Exercise details →
Each line of the listing must be transcribed exactly, except for the images, which should be excluded.

* * * *

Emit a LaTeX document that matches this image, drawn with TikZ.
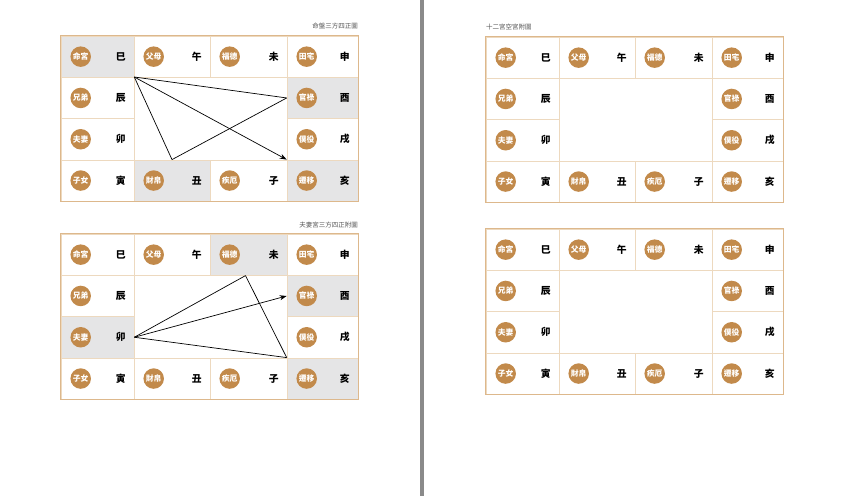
\documentclass[tikz,border=0pt]{standalone}
\usepackage{fontspec}
\newfontfamily\cjk{Noto Sans CJK TC}
\usetikzlibrary{arrows.meta}
\definecolor{badgecol}{HTML}{C28A4B}
\definecolor{outerline}{HTML}{DDB88C}
\definecolor{innerline}{HTML}{EDD9BF}
\definecolor{shadecol}{HTML}{E5E5E6}
\definecolor{titlecol}{HTML}{555555}
\definecolor{divider}{HTML}{8A8A8A}
\tikzset{
  cell/.style={draw=innerline, line width=0.6pt, fill=white, inner sep=0pt, minimum height=41.3pt},
  shaded/.style={fill=shadecol},
  badge/.style={circle, fill=badgecol, minimum size=20.5pt, inner sep=0pt, text=white, font=\cjk\bfseries\fontsize{7.8}{8}\selectfont},
  branch/.style={inner sep=0pt, font=\cjk\bfseries\fontsize{9.8}{10}\selectfont},
  charttitle/.style={inner sep=0pt, text=titlecol, font=\cjk\fontsize{6.5}{7}\selectfont},
  frame/.style={draw=outerline, line width=1.5pt},
  link/.style={line width=0.7pt, black},
  linkarrow/.style={line width=0.7pt, black, -{Stealth[length=7pt,width=5pt]}},
  pal si/.style={}, pal wu/.style={}, pal wei/.style={}, pal shen/.style={},
  pal chen/.style={}, pal you/.style={}, pal mao/.style={}, pal xu/.style={},
  pal yin/.style={}, pal chou/.style={}, pal zi/.style={}, pal hai/.style={}
}
\newcommand\palacechart[3]{%
  \begin{scope}[shift={#2},#3]
    \foreach \k/\c/\r/\p/\b in {si/0/0/命宮/巳, wu/1/0/父母/午, wei/2/0/福德/未, shen/3/0/田宅/申,
        chen/0/1/兄弟/辰, you/3/1/官祿/酉, mao/0/2/夫妻/卯, xu/3/2/僕役/戌,
        yin/0/3/子女/寅, chou/1/3/財帛/丑, zi/2/3/疾厄/子, hai/3/3/遷移/亥} {
      \pgfmathsetmacro\cxl{{0,73,149,226}[\c]}
      \pgfmathsetmacro\cwd{{73,76,77,71}[\c]}
      \pgfmathsetmacro\cxc{\cxl+\cwd/2}
      \pgfmathsetmacro\cyc{\r*41.3+20.65}
      \node[cell, pal \k, minimum width=\cwd pt] (#1-\k) at (\cxc,\cyc) {};
      \node[badge] (#1-\k-p) at ([xshift=20pt]#1-\k.west) {\p};
      \node[branch] (#1-\k-b) at ([xshift=-13.5pt]#1-\k.east) {\b};
    }
    \draw[frame] (#1-si.north west) rectangle (#1-hai.south east);
  \end{scope}
}
\begin{document}
\begin{tikzpicture}[x=1pt,y=-1pt]
  \useasboundingbox (0,0) rectangle (844,496);
  \fill[white] (0,0) rectangle (844,496);
  \fill[divider] (420,0) rectangle (424,496);

  % chart 1
  \palacechart{ca}{(61,36)}{pal si/.style={shaded}, pal you/.style={shaded}, pal chou/.style={shaded}, pal hai/.style={shaded}}
  \node[charttitle, anchor=east] (ta) at (358,26) {命盤三方四正圖};
  \draw[link] (ca-chen.north east) -- (ca-you.west);
  \draw[link] (ca-chen.north east) -- (ca-chou.north);
  \draw[link] (ca-chou.north) -- (ca-you.west);
  \draw[linkarrow] (ca-chen.north east) -- (ca-hai.north west);

  % chart 2
  \palacechart{cb}{(61,234)}{pal wei/.style={shaded}, pal you/.style={shaded}, pal mao/.style={shaded}, pal hai/.style={shaded}}
  \node[charttitle, anchor=east] (tb) at (358,225) {夫妻宮三方四正附圖};
  \coordinate (cb-top) at ([xshift=-3pt]cb-wei.south);
  \draw[link] (cb-mao.east) -- (cb-top);
  \draw[link] (cb-mao.east) -- (cb-hai.north west);
  \draw[link] (cb-top) -- (cb-hai.north west);
  \draw[linkarrow] (cb-mao.east) -- (cb-you.west);

  % chart 3
  \palacechart{cc}{(486,37)}{}
  \node[charttitle, anchor=west] (tc) at (486,27) {十二宮空宮附圖};

  % chart 4
  \palacechart{cd}{(486,229)}{}
\end{tikzpicture}
\end{document}
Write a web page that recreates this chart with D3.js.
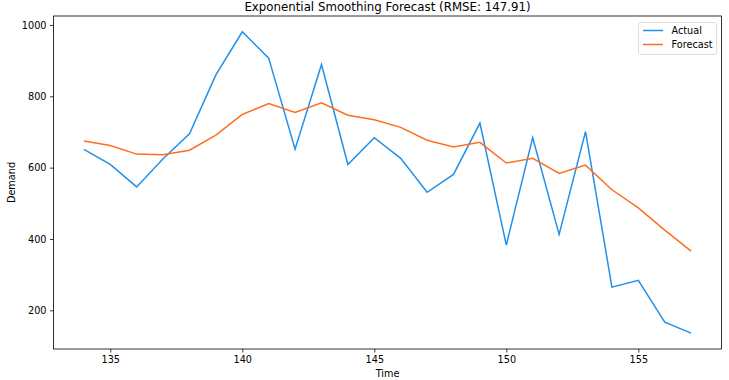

* * * *

Right answer →
Emit a LaTeX document that matches this image, drawn with TikZ.
\documentclass[tikz,border=0pt]{standalone}
\usepackage{fontspec}
\newfontfamily\cjk{Noto Sans CJK TC}
\usetikzlibrary{arrows.meta}
\definecolor{badgecol}{HTML}{C28A4B}
\definecolor{outerline}{HTML}{DDB88C}
\definecolor{innerline}{HTML}{EDD9BF}
\definecolor{shadecol}{HTML}{E5E5E6}
\definecolor{titlecol}{HTML}{555555}
\definecolor{divider}{HTML}{8A8A8A}
\tikzset{
  cell/.style={draw=innerline, line width=0.6pt, fill=white, inner sep=0pt, minimum height=41.3pt},
  shaded/.style={fill=shadecol},
  badge/.style={circle, fill=badgecol, minimum size=20.5pt, inner sep=0pt, text=white, font=\cjk\bfseries\fontsize{7.8}{8}\selectfont},
  branch/.style={inner sep=0pt, font=\cjk\bfseries\fontsize{9.8}{10}\selectfont},
  charttitle/.style={inner sep=0pt, text=titlecol, font=\cjk\fontsize{6.5}{7}\selectfont},
  frame/.style={draw=outerline, line width=1.5pt},
  link/.style={line width=0.7pt, black},
  linkarrow/.style={line width=0.7pt, black, -{Stealth[length=7pt,width=5pt]}},
  pal si/.style={}, pal wu/.style={}, pal wei/.style={}, pal shen/.style={},
  pal chen/.style={}, pal you/.style={}, pal mao/.style={}, pal xu/.style={},
  pal yin/.style={}, pal chou/.style={}, pal zi/.style={}, pal hai/.style={}
}
\newcommand\palacechart[3]{%
  \begin{scope}[shift={#2},#3]
    \foreach \k/\c/\r/\p/\b in {si/0/0/命宮/巳, wu/1/0/父母/午, wei/2/0/福德/未, shen/3/0/田宅/申,
        chen/0/1/兄弟/辰, you/3/1/官祿/酉, mao/0/2/夫妻/卯, xu/3/2/僕役/戌,
        yin/0/3/子女/寅, chou/1/3/財帛/丑, zi/2/3/疾厄/子, hai/3/3/遷移/亥} {
      \pgfmathsetmacro\cxl{{0,73,149,226}[\c]}
      \pgfmathsetmacro\cwd{{73,76,77,71}[\c]}
      \pgfmathsetmacro\cxc{\cxl+\cwd/2}
      \pgfmathsetmacro\cyc{\r*41.3+20.65}
      \node[cell, pal \k, minimum width=\cwd pt] (#1-\k) at (\cxc,\cyc) {};
      \node[badge] (#1-\k-p) at ([xshift=20pt]#1-\k.west) {\p};
      \node[branch] (#1-\k-b) at ([xshift=-13.5pt]#1-\k.east) {\b};
    }
    \draw[frame] (#1-si.north west) rectangle (#1-hai.south east);
  \end{scope}
}
\begin{document}
\begin{tikzpicture}[x=1pt,y=-1pt]
  \useasboundingbox (0,0) rectangle (844,496);
  \fill[white] (0,0) rectangle (844,496);
  \fill[divider] (420,0) rectangle (424,496);

  % chart 1
  \palacechart{ca}{(61,36)}{pal si/.style={shaded}, pal you/.style={shaded}, pal chou/.style={shaded}, pal hai/.style={shaded}}
  \node[charttitle, anchor=east] (ta) at (358,26) {命盤三方四正圖};
  \draw[link] (ca-chen.north east) -- (ca-you.west);
  \draw[link] (ca-chen.north east) -- (ca-chou.north);
  \draw[link] (ca-chou.north) -- (ca-you.west);
  \draw[linkarrow] (ca-chen.north east) -- (ca-hai.north west);

  % chart 2
  \palacechart{cb}{(61,234)}{pal wei/.style={shaded}, pal you/.style={shaded}, pal mao/.style={shaded}, pal hai/.style={shaded}}
  \node[charttitle, anchor=east] (tb) at (358,225) {夫妻宮三方四正附圖};
  \coordinate (cb-top) at ([xshift=-3pt]cb-wei.south);
  \draw[link] (cb-mao.east) -- (cb-top);
  \draw[link] (cb-mao.east) -- (cb-hai.north west);
  \draw[link] (cb-top) -- (cb-hai.north west);
  \draw[linkarrow] (cb-mao.east) -- (cb-you.west);

  % chart 3
  \palacechart{cc}{(486,37)}{}
  \node[charttitle, anchor=west] (tc) at (486,27) {十二宮空宮附圖};

  % chart 4
  \palacechart{cd}{(486,229)}{}
\end{tikzpicture}
\end{document}
Write a web page that recreates this chart with D3.js.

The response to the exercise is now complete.